The March 5 deadline for the termination of the Deferred Action for Childhood Arrivals program (DACA) came and went with the usual unproductive gridlock in Congress.
A lack of consensus on legislation that would create a path to citizenship for over half a million DACA recipients leaves too many people in an uncertain situation through no fault of their own.
Federal judges in California and New York challenged the complete removal of the program, forcing the Trump administration to continue processing DACA renewal applications for the time being.
Arguments over what to do with the DACA program is more than a partisan issue. The contentions fragmenting inside of both parties led to the breakdown of the Trump administration’s earlier push to offer a 12-year path to citizenship for 1.8 million immigrants who arrived in the U.S. as children. This number is double what the Obama administration’s program set for DACA. The larger number and path to citizenship led to a lack of support from many Republican lawmakers. Immigration hardliners are concerned that the legalization of a large number of undocumented immigrants would incentivize others.
Democrats refused to support a proposal that allocated $25 billion for a border wall, increased border security, and an end to the visa sponsorship. This proposal aimed at a compromise by giving DACA recipients a path to citizenship while also attempting to curb illegal immigration in the future. However, the proposal did lack provisions for improving work visa programs and current immigration processing. Giving easier paths to work visas may have the same effect in reducing illegal immigration by offering a safe and legal path into the country.
Even still, the mark is being missed from a human standpoint. People’s futures hang in the balance of these decisions, people whose stability is uncertain, and again, people who have been put in this position through no fault of their own.
You cannot blame someone for wanting to seek more stability and better options. Granting a path to citizenship will not incentivize illegal immigration more than it already is. The United States offers an experiment into liberty and self-determination that is not only a rarity in all of human history, but a rarity in modern times. You can choose your own God, pursue happiness in your individual view, and reach for whatever interests you, so long as it does not stop anyone else’s ability to do so.

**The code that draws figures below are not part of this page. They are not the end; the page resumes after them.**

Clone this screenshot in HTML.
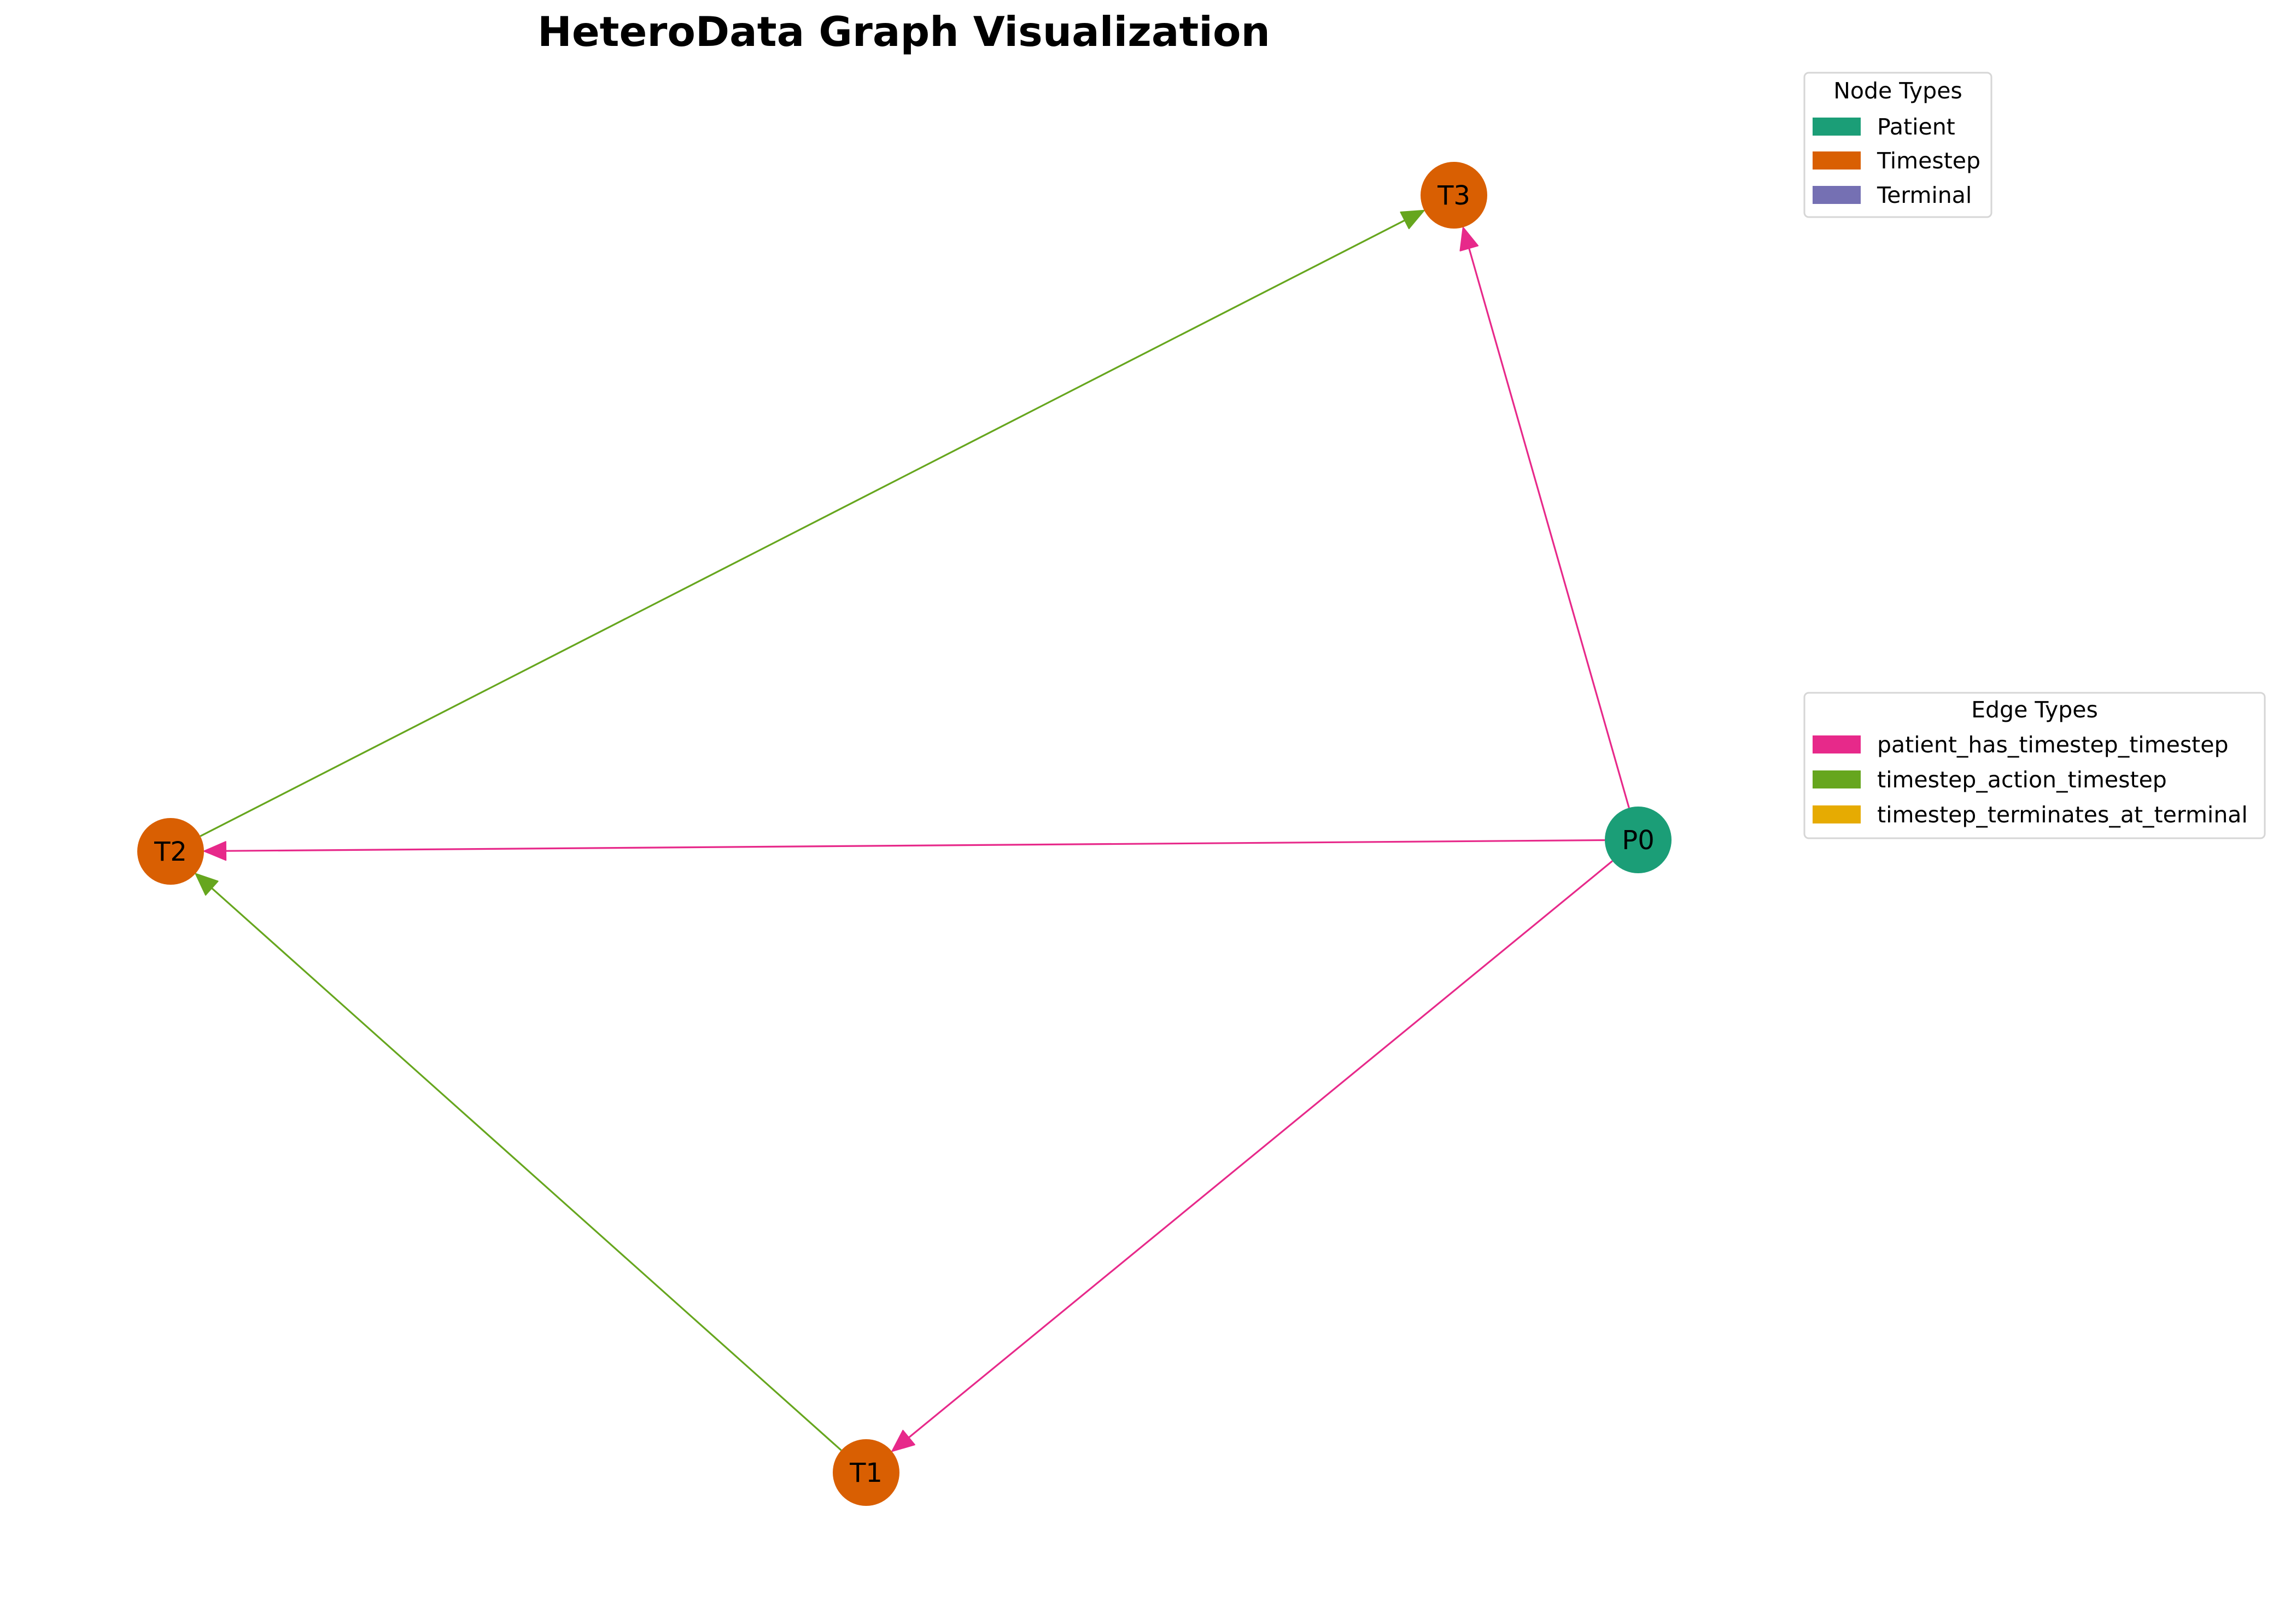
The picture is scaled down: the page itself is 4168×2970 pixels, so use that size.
<!DOCTYPE html>
<html><head><meta charset="utf-8"><style>
html,body{margin:0;padding:0;background:#fff;}
svg{display:block;font-family:"DejaVu Sans","Liberation Sans",sans-serif;}
</style></head><body>
<svg id="chart" width="4168" height="2970" viewBox="0 0 4168 2970">
<text x="1653" y="84" text-anchor="middle" font-size="75" font-weight="bold">HeteroData Graph Visualization</text>
<g id="edges"></g>
<g id="nodes"></g>
<g>
<rect x="3300" y="133" width="342" height="264" rx="8" fill="#fff" stroke="#d6d6d6" stroke-width="3"/>
<text x="3471" y="180" text-anchor="middle" font-size="41">Node Types</text>
<rect x="3315" y="215" width="88" height="33" fill="#1b9e77"/><text x="3433" y="246" font-size="41">Patient</text>
<rect x="3315" y="277" width="88" height="33" fill="#d95f02"/><text x="3433" y="308" font-size="41">Timestep</text>
<rect x="3315" y="340" width="88" height="33" fill="#7570b3"/><text x="3433" y="371" font-size="41">Terminal</text>
</g>
<g>
<rect x="3300" y="1267" width="842" height="266" rx="8" fill="#fff" stroke="#d6d6d6" stroke-width="3"/>
<text x="3721" y="1312" text-anchor="middle" font-size="41">Edge Types</text>
<rect x="3315" y="1345" width="88" height="33" fill="#e7298a"/><text x="3433" y="1376" font-size="41">patient_has_timestep_timestep</text>
<rect x="3315" y="1409" width="88" height="33" fill="#66a61e"/><text x="3433" y="1440" font-size="41">timestep_action_timestep</text>
<rect x="3315" y="1473" width="88" height="33" fill="#e6ab02"/><text x="3433" y="1504" font-size="41">timestep_terminates_at_terminal</text>
</g>
</svg>
<script>
const nodeNames = ["P0","T1","T2","T3"];
const nodeX = [2996,1584,312,2659];
const nodeY = [1536,2693,1557,357];
const nodeTypes = ["patient","timestep","timestep","timestep"];
const edgeSources = [0,0,0,2,1];
const edgeTargets = [3,2,1,3,2];
const edgeTypes = ["has","has","has","action","action"];
const ns="http://www.w3.org/2000/svg";
const typeColor={patient:"#1b9e77",timestep:"#d95f02",terminal:"#7570b3",has:"#e7298a",action:"#66a61e",term:"#e6ab02"};
const R=61, AL=40, AW=17;
const eg=document.getElementById('edges'), ng=document.getElementById('nodes');
for(let i=0;i<edgeSources.length;i++){
  const s=edgeSources[i], t=edgeTargets[i];
  const x1=nodeX[s],y1=nodeY[s],x2=nodeX[t],y2=nodeY[t];
  const dx=x2-x1, dy=y2-y1, L=Math.hypot(dx,dy), ux=dx/L, uy=dy/L;
  const sx=x1+ux*R, sy=y1+uy*R, tx=x2-ux*R, ty=y2-uy*R;
  const bx=tx-ux*AL, by=ty-uy*AL;
  const c=typeColor[edgeTypes[i]];
  const g=document.createElementNS(ns,'g');
  
  
  const l=document.createElementNS(ns,'line');
  l.setAttribute('x1',sx);l.setAttribute('y1',sy);l.setAttribute('x2',bx);l.setAttribute('y2',by);
  l.setAttribute('stroke',c);l.setAttribute('stroke-width',3.2);
  const p=document.createElementNS(ns,'polygon');
  p.setAttribute('points',`${tx},${ty} ${bx-uy*AW},${by+ux*AW} ${bx+uy*AW},${by-ux*AW}`);
  p.setAttribute('fill',c);p.setAttribute('stroke',c);p.setAttribute('stroke-linejoin','round');p.setAttribute('stroke-width',2);
  g.appendChild(l);g.appendChild(p);eg.appendChild(g);
}
for(let i=0;i<nodeNames.length;i++){
  const g=document.createElementNS(ns,'g');
  
  
  const c=document.createElementNS(ns,'circle');
  c.setAttribute('cx',nodeX[i]);c.setAttribute('cy',nodeY[i]);c.setAttribute('r',R);
  c.setAttribute('fill',typeColor[nodeTypes[i]]);
  const t=document.createElementNS(ns,'text');
  t.setAttribute('x',nodeX[i]);t.setAttribute('y',nodeY[i]+17);
  t.setAttribute('text-anchor','middle');t.setAttribute('font-size','48');
  t.textContent=nodeNames[i];
  g.appendChild(c);g.appendChild(t);ng.appendChild(g);
}
</script>
</body></html>
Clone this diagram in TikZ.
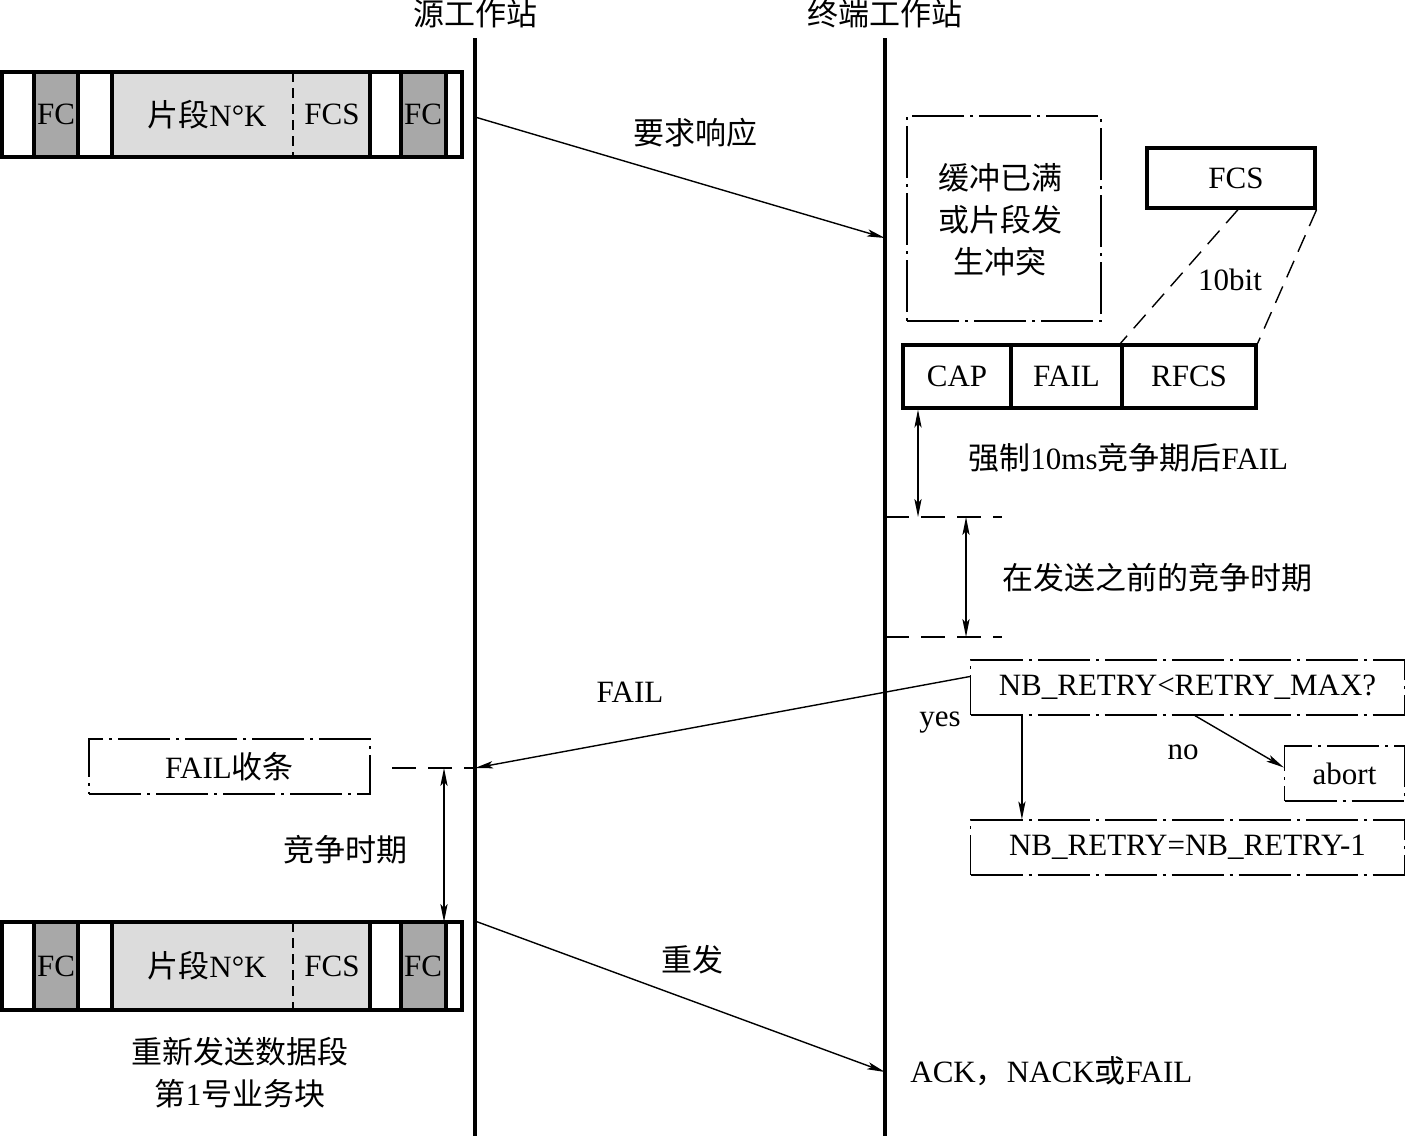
\documentclass[tikz,border=0pt]{standalone}
\usepackage{fontspec}
\setmainfont{Liberation Serif}
\newfontfamily\cjk{Noto Sans CJK SC}
\usetikzlibrary{arrows.meta,calc}
\newcommand\zh[1]{{\cjk #1}}
\definecolor{fcgray}{HTML}{A8A8A8}
\definecolor{seggray}{HTML}{DCDCDC}
\begin{document}
\begin{tikzpicture}[x=0.5pt,y=-0.5pt,
  every node/.style={font=\fontsize{15.5pt}{21pt}\selectfont, inner sep=0pt},
  thickline/.style={line width=1.6pt},
  thinline/.style={line width=0.7pt},
  tip/.style={thinline,-{Stealth[length=9pt,width=3.6pt,inset=2pt]}},
  both/.style={thinline,{Stealth[length=9pt,width=3.6pt,inset=2pt]}-{Stealth[length=9pt,width=3.6pt,inset=2pt]}},
  dashdot/.style={line width=0.6pt, dash pattern=on 26pt off 3pt on 1.5pt off 3pt},
  dashline/.style={line width=0.7pt, dash pattern=on 12pt off 6pt},
  ddbox/.style={draw, dashdot},
  solidbox/.style={draw, thickline},
]
\useasboundingbox (0,0) rectangle (1406,1136);

% lifelines
\node (srcT) at (475,14) {\zh{源工作站}};
\node (dstT) at (885,14) {\zh{终端工作站}};
\coordinate (srcTop) at (475,38);
\coordinate (srcBot) at (475,1136);
\coordinate (dstTop) at (885,38);
\coordinate (dstBot) at (885,1136);
\draw[thickline] (srcTop) -- (srcBot);
\draw[thickline] (dstTop) -- (dstBot);

% frames
\foreach \t/\b/\n in {72/157/a, 922/1010/b}{
  \fill[fcgray] (34,\t) rectangle (78,\b);
  \fill[fcgray] (401,\t) rectangle (446,\b);
  \fill[seggray] (112,\t) rectangle (370,\b);
  \draw[thickline] (2,\t) rectangle (462,\b);
  \foreach \x in {34,78,112,370,401,446} \draw[thickline] (\x,\t) -- (\x,\b);
  \draw[thinline, dash pattern=on 5pt off 3pt] (293,\t) -- (293,\b);
  \node (fcl\n) at (56,{(\t+\b)/2}) {FC};
  \node (seg\n) at (207,{(\t+\b)/2}) {\zh{片段}N°K};
  \node (fcs\n) at (332,{(\t+\b)/2}) {FCS};
  \node (fcr\n) at (423,{(\t+\b)/2}) {FC};
}

% request
\coordinate (req0) at (475,117);
\coordinate (req1) at (885,238);
\draw[tip] (req0) -- (req1);
\node (reqL) at (695,133) {\zh{要求响应}};

% buffer box
\node[ddbox, minimum width=97pt, minimum height=102.5pt] (buf) at (1004,218.5) {};
\node[align=center] (bufT) at (1000,220) {\zh{缓冲已满}\\\zh{或片段发}\\\zh{生冲突}};

% FCS detail
\node[solidbox, minimum width=84pt, minimum height=30pt] (fcsbox) at (1231,178) {};
\node (fcsT) at (1236,178) {FCS};
\node[solidbox, minimum width=54pt, minimum height=31.5pt] (cap) at (957,376.5) {CAP};
\node[solidbox, minimum width=55.5pt, minimum height=31.5pt] (fail) at (1066.5,376.5) {FAIL};
\node[solidbox, minimum width=67pt, minimum height=31.5pt] (rfcs) at (1189,376.5) {RFCS};
\draw[dashline, dash pattern=on 9pt off 5pt] ($(fcsbox.south)+(7,0)$) -- (rfcs.north west);
\draw[dashline, dash pattern=on 9pt off 5pt] (fcsbox.south east) -- (rfcs.north east);
\node (tenbit) at (1230,280) {10bit};

% contention periods
\coordinate (c1a) at (885,517);
\coordinate (c1b) at (1002,517);
\coordinate (c2a) at (885,637);
\coordinate (c2b) at (1002,637);
\draw[dashline] (c1a) -- (c1b);
\draw[dashline] (c2a) -- (c2b);
\draw[both] (cap.south west -| 918,0) -- (918,517);
\node[anchor=west] (forceL) at (968,458) {\zh{强制}10ms\zh{竞争期后}FAIL};
\draw[both] (966,517) -- (966,637);
\node[anchor=west] (beforeL) at (1002,578) {\zh{在发送之前的竞争时期}};

% retry logic
\node[ddbox, minimum width=217pt, minimum height=27.5pt] (nb) at (1187.5,687.5) {NB\_RETRY<RETRY\_MAX?};
\node[ddbox, minimum width=60pt, minimum height=27.5pt] (abort) at (1344.5,773.5) {abort};
\node[ddbox, minimum width=217pt, minimum height=27.5pt] (nb2) at (1187.5,847.5) {NB\_RETRY=NB\_RETRY-1};
\draw[tip] ($(nb.south west)+(52,0)$) -- ($(nb2.north west)+(52,0)$);
\draw[tip] ($(nb.south west)+(225,0)$) -- ($(abort.west)+(0,-6)$);
\node (yes) at (940,723) {yes};
\node (no) at (1183,752) {no};

% FAIL back
\coordinate (failEnd) at (475,768);
\draw[tip] ($(nb.west)+(0,-11)$) -- (failEnd);
\node (failL) at (630,692) {FAIL};
\node[ddbox, minimum width=140.5pt, minimum height=27.5pt] (ack) at (229.5,766.5) {FAIL\zh{收条}};
\coordinate (ackD) at (392,768);
\draw[dashline] (ackD) -- (failEnd);
\draw[both] (444,768) -- (444,922);
\node (contL) at (345,850) {\zh{竞争时期}};

% resend
\coordinate (rs0) at (475,921);
\coordinate (rs1) at (885,1072);
\draw[tip] (rs0) -- (rs1);
\node (rsL) at (692,960) {\zh{重发}};
\node[anchor=west] (ackL) at (910,1071) {ACK\zh{，}NACK\zh{或}FAIL};
\node[align=center] (resendL) at (240,1073) {\zh{重新发送数据段}\\\zh{第}1\zh{号业务块}};
\end{tikzpicture}
\end{document}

It should come as no surprise that people are willing to take extreme risk and break the law in their pursuit to come here. Citizens may need to reflect on what they would do in the same situation.
Lawmakers should quickly work on this issue as a humanitarian one – unclouded by identify politics.
However, one does have to consider the role of law and order that allows the framework for individual freedom: rules that all players of the game have to consent to for our society to work properly. If those rules are too convoluted or unproductive to be worth following, people will not follow them. Any rule that lacks reward for following will undermine other ones.
That merits DACA to be separated into two matters, one humanitarian and a separate legal one.
DACA should be a bipartisan issue with a simple answer. If you were brought here as a child, and grew up in the United States, you are an American. Chances are you know little to no one in your home country and you want the same thing every other American wants, the freedom and chance to follow your goals.
Solving the chaos in the immigration system is one of legal precedent and I highly doubt an inflammatory public works project is the approach that would encourage any real dialog.
Without separation of the humanitarian issue from the legal one, legislatures run the risk of using DACA recipients as leverage for a legal agenda.